Mother Mary Clare Vincent

On January 2, 2016, our beloved foundress and first prioress Mother Mary Clare Vincent went home to the Lord. She was 90 years old, and in her 66th year of religious dedication and 33rd year of monastic profession.

Parents and Siblings

Early Years

Born on July 18, 1925 in Cambridge, Mass. to Cornelius and Mattie Elizabeth (Ross) Vincent, she was named Muriel Mary at birth. She was the youngest of a family of four children. Her mother had been a teacher and instilled a firm belief in education in her children.

In her book, Keeping the Faith at Harvard, Mother Mary Clare wrote of her family:

I was blessed with parents who inspired respect and love. They had met and married relatively late in life, my mother being in her mid thirties and my father fifteen years older. It was the first marriage for both.

My parents encouraged reading. My lifelong love of books I attribute to them. Though we were poor my dad was always bringing home books and periodicals for us. Books were in every room. Even our hallways were lined with bookcases. Dad must have gone to libraries or second-hand stores—I’m guessing here—to pick up discarded or used books and back issues of the National Geographic Magazine. He considered them an investment. He never begrudged the money spent on them, nor did Mother. Saturday nights were especially full of excitement and fun for me as a child, for he was sure to bring home a surprise by way of a book, a magazine or a treat of some kind.

Muriel as a student
Muriel as a student

Muriel attended Girls’ Latin School in Boston and in 1942 began studies at Radcliffe College, Cambridge at age 17, finishing an accelerated BA in literature in three years. She studied with eminent teachers at Harvard and Radcliffe, and also later said that “during this time I spent hours in the music rooms playing Bach’s keyboard works or listening to as many of the recordings of his immortal compositions as I could fit into a day.” But she was unsatisfied, “drifting in a dead sea of indirection and indecisiveness,” as she later wrote. Raised an Episcopalian, “my religious faith had been pulverized at Harvard; I was paralysed by disillusionment.... At nineteen life had become tepid and near to intolerable.” And so, the year of her graduation she was received into the Catholic Church at St. Paul’s Church in Cambridge. She then worked towards a Master’s degree at the Graduate School of Education, Harvard University, but abandonded her studies.

In 1949, after teaching at East Boston High School, and following a brief stay with the Carmelites, she joined the newly-formed community of St. Benedict Center in Cambridge, which had been instrumental in her conversion, taking the name Sr. Mary Clare.

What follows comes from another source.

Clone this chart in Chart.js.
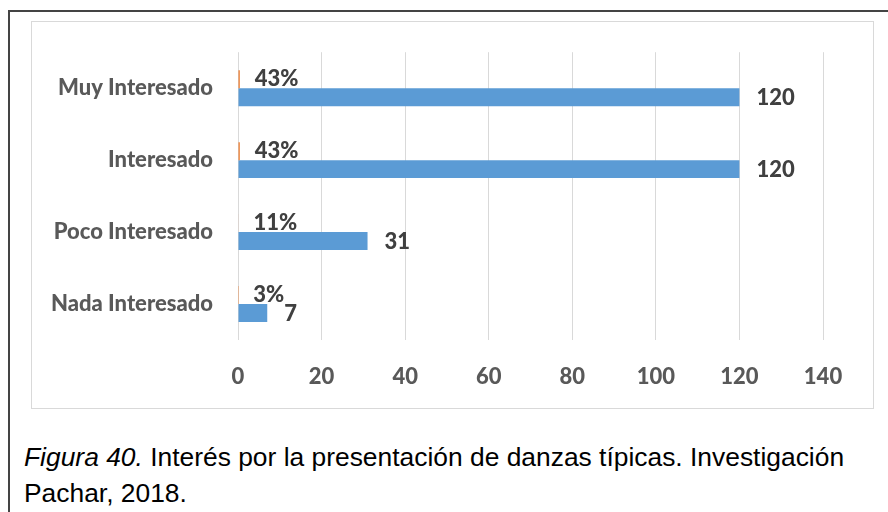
<!DOCTYPE html>
<html>
<head>
<meta charset="utf-8">
<script src="https://cdn.jsdelivr.net/npm/chart.js@4/dist/chart.umd.min.js"></script>
<style>
  body { margin: 0; background: #fff; width: 888px; height: 512px; overflow: hidden; position: relative; }
  .frame { position: absolute; left: 8px; top: 10px; width: 900px; height: 520px; border-left: 2px solid #444; border-top: 2px solid #444; }
  .box { position: absolute; left: 31px; top: 21px; width: 841px; height: 386px; border: 1px solid #d9d9d9; }
  .caption { position: absolute; left: 24px; top: 439px; font-family: "Liberation Sans", Arial, sans-serif; font-size: 26.4px; line-height: 36px; color: #000; white-space: nowrap; }
</style>
</head>
<body>
<div class="frame"></div>
<div class="box"><canvas id="chart"></canvas></div>
<div class="caption"><i>Figura 40.</i> Interés por la presentación de danzas típicas. Investigación<br>Pachar, 2018.</div>
<script>
// data
const categories = ['Muy Interesado', 'Interesado', 'Poco Interesado', 'Nada Interesado'];
const shares = [0.43, 0.43, 0.11, 0.03];
const counts = [120, 120, 31, 7];
const xTicks = [0, 20, 40, 60, 80, 100, 120, 140];

const labelFont = '900 22px Lato, "Open Sans", sans-serif';

// draw value labels next to the end of each bar
const barLabels = {
  id: 'barLabels',
  afterDatasetsDraw(chart) {
    const ctx = chart.ctx;
    ctx.save();
    ctx.font = labelFont;
    ctx.fillStyle = '#404040';
    ctx.textAlign = 'left';
    ctx.textBaseline = 'middle';
    chart.data.datasets.forEach((ds, i) => {
      chart.getDatasetMeta(i).data.forEach((bar, j) => {
        const v = ds.data[j];
        if (i === 0) {
          ctx.fillText(Math.round(v * 100) + '%', bar.x + 15, bar.y);
        } else {
          ctx.fillText(String(v), bar.x + 17, bar.y + 1);
        }
      });
    });
    ctx.restore();
  }
};

new Chart(document.getElementById('chart'), {
  type: 'bar',
  data: {
    labels: categories,
    datasets: [
      { label: 'Porcentaje', data: shares, backgroundColor: '#ed7d31', categoryPercentage: 0.5, barPercentage: 1 },
      { label: 'Frecuencia', data: counts, backgroundColor: '#5b9bd5', categoryPercentage: 0.5, barPercentage: 1 }
    ]
  },
  options: {
    indexAxis: 'y',
    responsive: true,
    maintainAspectRatio: false,
    animation: false,
    layout: { padding: { top: 28, right: 50, bottom: 0, left: 0 } },
    plugins: {
      legend: { display: false },
      tooltip: { enabled: false }
    },
    scales: {
      x: {
        min: 0,
        max: 140,
        afterBuildTicks(scale) { scale.ticks = xTicks.map(v => ({ value: v })); },
        afterFit(scale) { scale.height = 68; },
        grid: { color: '#d9d9d9', drawTicks: false },
        border: { display: false },
        ticks: { color: '#595959', padding: 24, font: { family: 'Lato', size: 22, weight: '900' } }
      },
      y: {
        afterFit(scale) { scale.width = 206; },
        grid: { display: false },
        border: { display: false },
        ticks: { color: '#595959', padding: 17, font: { family: 'Lato', size: 22, weight: '900' } }
      }
    }
  },
  plugins: [barLabels]
});
</script>
</body>
</html>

After making private vows as a religious sister and serving as superior of a group of sisters, she was invested as a Benedictine novice with them on August 15, 1980 under the sponsorship of Stanbrook Abbey, Worcester, England. She professed her simple vows as a Benedictine on Sept. 8, 1981, and made her solemn vows with the first group of her community on Sept. 8, 1984. The same day she was elected as the first prioress of St. Scholastica Priory, an office she served in until her retirement in 2003. And that same year, in 1984, after returning to academic studies, she earned an M.T.S at Weston Jesuit School of Theology, Cambridge, Mass.

Under Mother Mary Clare’s leadership, the community moved to Petersham, Mass. Along with Fr. Cyril Karam, OSB, founder of St. Mary’s Monastery, she devoted herself to building the twin community life between the nuns of St. Scholastica’s and the monks of St Mary’s. This mutual cooperation could be said to be her great mission. With Fr. Cyril’s assistance she started St. Bede’s Publications. Both by nature and by diligent preparation she was extraordinarily gifted teacher: her carefully crafted conferences, retreats and classes on Church history and monastic spirituality were unforgettable, and her writing gifts found expression in her books St. Sharbel, The Life of Prayer and the Way to God (also titled Pray as You Can: A Short Primer) and Keeping the Faith in Harvard, as well as numerous published articles.


All her life Mother Mary Clare retained her love of study, literature and music, and her devotion to playing the organ, especially the music of J. S. Bach, enriched the community liturgy for over 40 years; she continued to play for services until her last illness. It is above all for her loving, generous and selfless service to her community and all whom she met that Mother Mary Clare will be remembered. She continued as an active and vibrant member of the community, served as Prioress Administrator of Our Lady Queen, Tickfaw, La., and continued to teach by her example. A recipient of Worcester Diocese’s Retired Religious Award, her love of prayer and faithfulness to monastic contemplative life are her greatest legacy.

Mother Mary Clare was preceded in death by her parents and her brother, Cornelius Vincent, Jr. Surviving are her sisters Ruth G. Williams and Elizabeth V. Mayo, nieces Carol W. Roach and Patricia J. Williams, nephews Theodore Mayo and Ralph Mayo, her community of St. Scholastica Priory and the monks of St. Mary’s Monastery, and a host of friends.